__Written problem__
Leave out the pictures, and retype only the lines from the beginning of the material through the line that contains "const rentLabels = ['gross\nrent\n9.30", including both.

__Provided data__
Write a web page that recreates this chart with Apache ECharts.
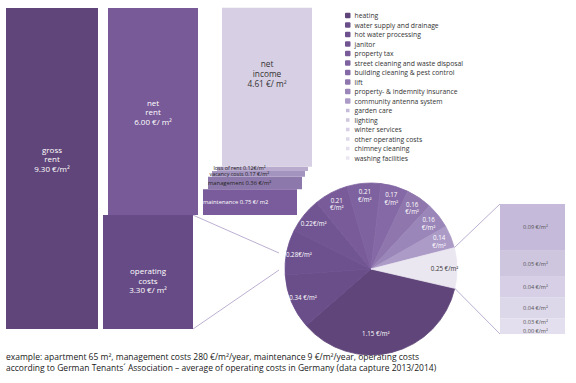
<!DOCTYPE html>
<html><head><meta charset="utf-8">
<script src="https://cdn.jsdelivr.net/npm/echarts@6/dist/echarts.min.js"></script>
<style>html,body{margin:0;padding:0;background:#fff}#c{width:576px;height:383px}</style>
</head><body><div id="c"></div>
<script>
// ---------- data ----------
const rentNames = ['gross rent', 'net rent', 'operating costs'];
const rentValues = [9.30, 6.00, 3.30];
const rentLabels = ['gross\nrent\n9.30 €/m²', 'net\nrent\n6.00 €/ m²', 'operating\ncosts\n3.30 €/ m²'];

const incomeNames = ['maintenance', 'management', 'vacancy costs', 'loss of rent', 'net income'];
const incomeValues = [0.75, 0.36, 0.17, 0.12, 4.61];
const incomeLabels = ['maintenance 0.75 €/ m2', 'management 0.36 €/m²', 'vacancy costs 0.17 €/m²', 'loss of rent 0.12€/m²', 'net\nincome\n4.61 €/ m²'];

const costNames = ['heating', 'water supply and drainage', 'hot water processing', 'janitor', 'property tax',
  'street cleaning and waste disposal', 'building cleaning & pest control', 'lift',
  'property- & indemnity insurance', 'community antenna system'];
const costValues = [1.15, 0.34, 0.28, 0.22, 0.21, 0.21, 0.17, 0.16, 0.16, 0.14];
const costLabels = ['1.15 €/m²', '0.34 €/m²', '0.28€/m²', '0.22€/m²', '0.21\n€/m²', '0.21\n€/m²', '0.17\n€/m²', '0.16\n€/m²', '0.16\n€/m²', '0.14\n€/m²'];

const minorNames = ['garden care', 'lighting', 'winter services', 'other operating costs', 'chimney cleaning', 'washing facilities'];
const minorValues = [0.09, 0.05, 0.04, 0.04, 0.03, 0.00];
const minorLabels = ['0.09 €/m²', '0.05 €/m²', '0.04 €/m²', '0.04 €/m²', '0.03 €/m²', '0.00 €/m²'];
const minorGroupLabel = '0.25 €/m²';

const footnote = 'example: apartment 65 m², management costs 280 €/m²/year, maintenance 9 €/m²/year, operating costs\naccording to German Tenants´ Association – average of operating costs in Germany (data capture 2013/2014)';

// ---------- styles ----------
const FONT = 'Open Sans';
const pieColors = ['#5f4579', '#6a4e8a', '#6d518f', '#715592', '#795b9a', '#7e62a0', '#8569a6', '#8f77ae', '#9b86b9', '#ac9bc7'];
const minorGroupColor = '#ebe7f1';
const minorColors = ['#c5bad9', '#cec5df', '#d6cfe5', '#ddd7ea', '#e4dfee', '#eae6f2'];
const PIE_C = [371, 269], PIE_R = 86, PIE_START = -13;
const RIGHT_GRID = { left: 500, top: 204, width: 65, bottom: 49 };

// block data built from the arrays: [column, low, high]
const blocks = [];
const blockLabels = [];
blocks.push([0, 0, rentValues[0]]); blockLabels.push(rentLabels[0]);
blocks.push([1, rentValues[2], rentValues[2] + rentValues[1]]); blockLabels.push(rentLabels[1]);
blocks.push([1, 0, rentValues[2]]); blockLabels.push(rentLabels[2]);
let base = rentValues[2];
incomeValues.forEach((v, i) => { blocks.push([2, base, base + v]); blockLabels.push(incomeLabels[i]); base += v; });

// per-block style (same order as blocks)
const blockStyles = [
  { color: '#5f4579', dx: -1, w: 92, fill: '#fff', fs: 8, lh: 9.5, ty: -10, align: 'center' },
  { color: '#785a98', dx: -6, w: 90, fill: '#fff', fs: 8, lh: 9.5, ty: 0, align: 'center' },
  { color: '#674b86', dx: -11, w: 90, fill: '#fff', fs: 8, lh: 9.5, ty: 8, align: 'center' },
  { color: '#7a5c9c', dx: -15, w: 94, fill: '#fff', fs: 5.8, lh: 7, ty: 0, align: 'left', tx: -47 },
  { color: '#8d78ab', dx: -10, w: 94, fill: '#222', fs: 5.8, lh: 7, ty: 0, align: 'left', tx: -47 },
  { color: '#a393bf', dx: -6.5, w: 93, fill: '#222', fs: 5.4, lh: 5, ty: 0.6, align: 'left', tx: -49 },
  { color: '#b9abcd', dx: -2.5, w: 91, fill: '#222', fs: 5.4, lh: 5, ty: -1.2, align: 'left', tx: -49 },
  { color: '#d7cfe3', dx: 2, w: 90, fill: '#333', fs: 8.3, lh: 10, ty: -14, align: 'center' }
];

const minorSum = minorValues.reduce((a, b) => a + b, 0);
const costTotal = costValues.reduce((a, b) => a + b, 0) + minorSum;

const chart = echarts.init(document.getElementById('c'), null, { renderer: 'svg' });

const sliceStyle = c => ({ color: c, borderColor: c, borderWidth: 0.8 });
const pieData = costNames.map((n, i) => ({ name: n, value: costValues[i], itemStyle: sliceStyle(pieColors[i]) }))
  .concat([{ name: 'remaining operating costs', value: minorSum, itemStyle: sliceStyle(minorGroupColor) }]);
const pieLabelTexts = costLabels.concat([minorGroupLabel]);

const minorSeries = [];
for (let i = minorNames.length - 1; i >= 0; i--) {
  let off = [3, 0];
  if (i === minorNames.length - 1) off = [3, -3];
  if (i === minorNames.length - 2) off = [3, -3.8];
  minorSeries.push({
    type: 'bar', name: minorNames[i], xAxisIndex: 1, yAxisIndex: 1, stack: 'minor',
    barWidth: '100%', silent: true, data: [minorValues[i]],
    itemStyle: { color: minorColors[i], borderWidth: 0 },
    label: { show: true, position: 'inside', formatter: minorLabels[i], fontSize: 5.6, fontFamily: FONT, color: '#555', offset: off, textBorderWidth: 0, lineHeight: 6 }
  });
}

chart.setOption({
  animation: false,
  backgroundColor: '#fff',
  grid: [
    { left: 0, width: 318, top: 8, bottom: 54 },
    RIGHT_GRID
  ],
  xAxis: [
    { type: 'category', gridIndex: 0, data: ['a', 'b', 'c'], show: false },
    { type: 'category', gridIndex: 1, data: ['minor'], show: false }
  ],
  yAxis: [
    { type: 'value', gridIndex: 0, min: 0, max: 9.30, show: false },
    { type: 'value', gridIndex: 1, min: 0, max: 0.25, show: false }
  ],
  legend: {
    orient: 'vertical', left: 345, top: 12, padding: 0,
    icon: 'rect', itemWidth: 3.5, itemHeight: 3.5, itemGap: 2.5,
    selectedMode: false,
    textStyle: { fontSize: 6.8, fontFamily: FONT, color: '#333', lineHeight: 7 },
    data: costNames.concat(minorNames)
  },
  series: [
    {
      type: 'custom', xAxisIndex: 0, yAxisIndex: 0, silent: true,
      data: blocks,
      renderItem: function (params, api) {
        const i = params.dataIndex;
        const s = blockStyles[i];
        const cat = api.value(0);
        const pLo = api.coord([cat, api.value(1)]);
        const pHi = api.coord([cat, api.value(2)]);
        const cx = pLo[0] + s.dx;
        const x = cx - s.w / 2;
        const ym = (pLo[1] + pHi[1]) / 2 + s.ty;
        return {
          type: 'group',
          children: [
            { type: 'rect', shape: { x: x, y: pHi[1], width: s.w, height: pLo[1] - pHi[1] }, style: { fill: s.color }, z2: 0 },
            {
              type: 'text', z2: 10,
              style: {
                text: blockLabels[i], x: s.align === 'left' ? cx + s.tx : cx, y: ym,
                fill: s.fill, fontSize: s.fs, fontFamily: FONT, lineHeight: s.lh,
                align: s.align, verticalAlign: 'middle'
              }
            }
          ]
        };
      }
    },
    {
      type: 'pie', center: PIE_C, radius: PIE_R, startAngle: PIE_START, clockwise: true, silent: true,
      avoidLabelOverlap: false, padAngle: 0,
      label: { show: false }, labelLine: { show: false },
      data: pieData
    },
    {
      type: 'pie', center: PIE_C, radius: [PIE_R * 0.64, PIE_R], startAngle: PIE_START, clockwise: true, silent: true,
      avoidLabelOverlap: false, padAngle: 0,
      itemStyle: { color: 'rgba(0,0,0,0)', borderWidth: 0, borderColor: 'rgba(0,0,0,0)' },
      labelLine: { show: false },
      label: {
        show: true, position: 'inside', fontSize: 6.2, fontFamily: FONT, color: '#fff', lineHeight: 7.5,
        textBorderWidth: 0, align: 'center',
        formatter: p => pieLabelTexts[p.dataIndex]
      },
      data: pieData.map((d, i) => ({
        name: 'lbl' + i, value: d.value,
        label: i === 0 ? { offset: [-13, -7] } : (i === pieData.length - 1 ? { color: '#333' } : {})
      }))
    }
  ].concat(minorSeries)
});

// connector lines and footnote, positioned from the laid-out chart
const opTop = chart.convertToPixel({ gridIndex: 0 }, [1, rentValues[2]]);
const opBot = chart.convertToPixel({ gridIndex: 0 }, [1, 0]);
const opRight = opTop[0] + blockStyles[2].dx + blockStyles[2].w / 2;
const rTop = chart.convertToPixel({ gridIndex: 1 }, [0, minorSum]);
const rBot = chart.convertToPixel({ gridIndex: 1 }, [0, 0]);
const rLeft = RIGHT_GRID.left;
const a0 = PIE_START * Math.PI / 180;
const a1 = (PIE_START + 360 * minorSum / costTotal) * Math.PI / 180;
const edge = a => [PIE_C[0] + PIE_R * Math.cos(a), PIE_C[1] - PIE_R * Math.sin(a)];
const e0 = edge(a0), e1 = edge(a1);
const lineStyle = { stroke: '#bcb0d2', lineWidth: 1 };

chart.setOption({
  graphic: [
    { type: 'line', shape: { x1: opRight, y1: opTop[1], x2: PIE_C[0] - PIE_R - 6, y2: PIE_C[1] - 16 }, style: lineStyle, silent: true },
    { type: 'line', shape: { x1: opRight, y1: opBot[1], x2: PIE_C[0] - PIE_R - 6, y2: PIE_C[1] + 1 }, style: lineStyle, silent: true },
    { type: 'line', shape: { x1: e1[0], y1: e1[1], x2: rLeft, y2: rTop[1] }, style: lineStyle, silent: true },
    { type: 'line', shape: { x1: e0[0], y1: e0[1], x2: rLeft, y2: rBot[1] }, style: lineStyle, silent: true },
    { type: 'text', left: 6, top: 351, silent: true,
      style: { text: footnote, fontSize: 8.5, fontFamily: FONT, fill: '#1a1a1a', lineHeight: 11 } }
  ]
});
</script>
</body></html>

__Solution for this task__
Write a web page that recreates this chart with Apache ECharts.
<!DOCTYPE html>
<html><head><meta charset="utf-8">
<script src="https://cdn.jsdelivr.net/npm/echarts@6/dist/echarts.min.js"></script>
<style>html,body{margin:0;padding:0;background:#fff}#c{width:576px;height:383px}</style>
</head><body><div id="c"></div>
<script>
// ---------- data ----------
const rentNames = ['gross rent', 'net rent', 'operating costs'];
const rentValues = [9.30, 6.00, 3.30];
const rentLabels = ['gross\nrent\n9.30 €/m²', 'net\nrent\n6.00 €/ m²', 'operating\ncosts\n3.30 €/ m²'];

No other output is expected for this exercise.